Think of it like clearing a path through the wilderness; The more you travel the same path, the more worn out and easier it becomes to travel. 

Using an example, I’ll explain how XR can leverage retrieval practice. 

Suppose you want to train Avery to follow Sterile Techniques. You train Avery in your VR Sterile Techniques module, which guides her through the entire process with voiceovers and visual cues. She completes it successfully. 

Next, you ask her to repeat the same module—but this time, she gets zero guidance. Avery has to recall what she just learned and try to repeat everything she just did. 

Even if Avery fails in her first try in the unguided mode, she’ll gain a better understanding of Sterile Techniques. She’ll fail a few times and eventually master the procedures.

Since XR enables unlimited practice, Avery can repeat the process until she meets your proficiency standards.

Learning that drives outcomes

Our present training methods approach learning as if it were the same as file transfer between computers.

  1. The trainer has certain valuable information in their memory.

  2. Through lectures or video sessions, they transfer the information to multiple trainees. 

  3. This information is then stored in the trainees’ hard drive, i.e, long-term memory, forever. 

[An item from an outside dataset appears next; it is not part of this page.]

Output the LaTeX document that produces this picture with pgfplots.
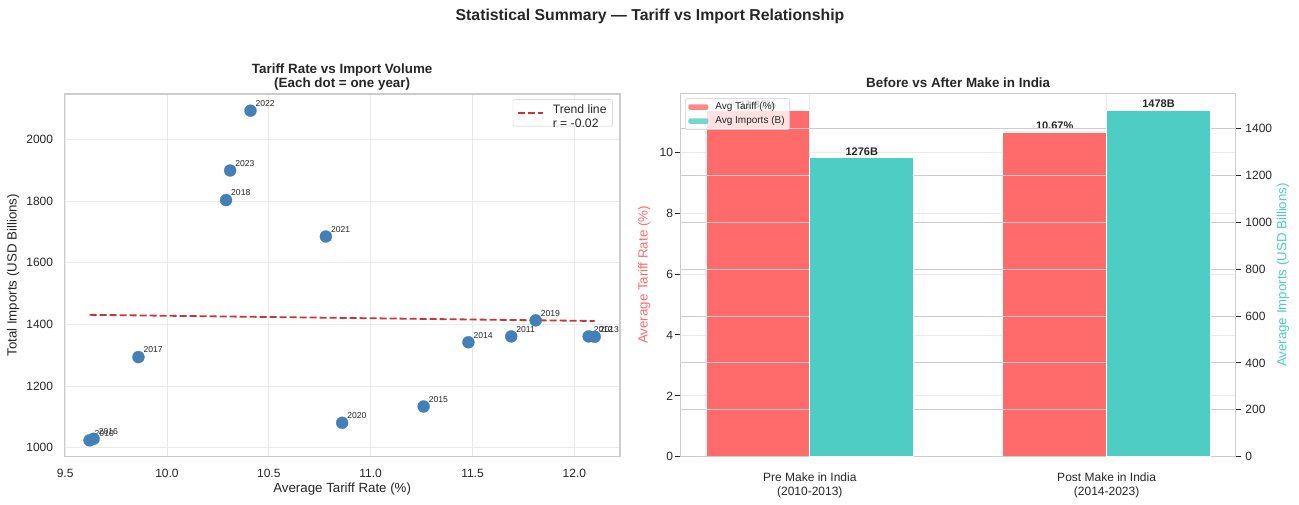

  4. If the trainee requires the information in the future, they can just access their memory to retrieve it. 

Easy. 

But this facade of learning falls like a castle of cards the moment your trainees face an actual problem. The information they’ve passively listened to was never recorded in their long-term memory. It left their minds hours after they left the lecture hall.

If you want to ensure someone retains the information they’ve learned, you have to make them actively learn the material.

XR-based methods are ideal for this. You can teach your trainees by making them do the actual procedures they have to use in their job.

Because who would you rather have? Workers who know the right steps? Or workers who follow the right steps?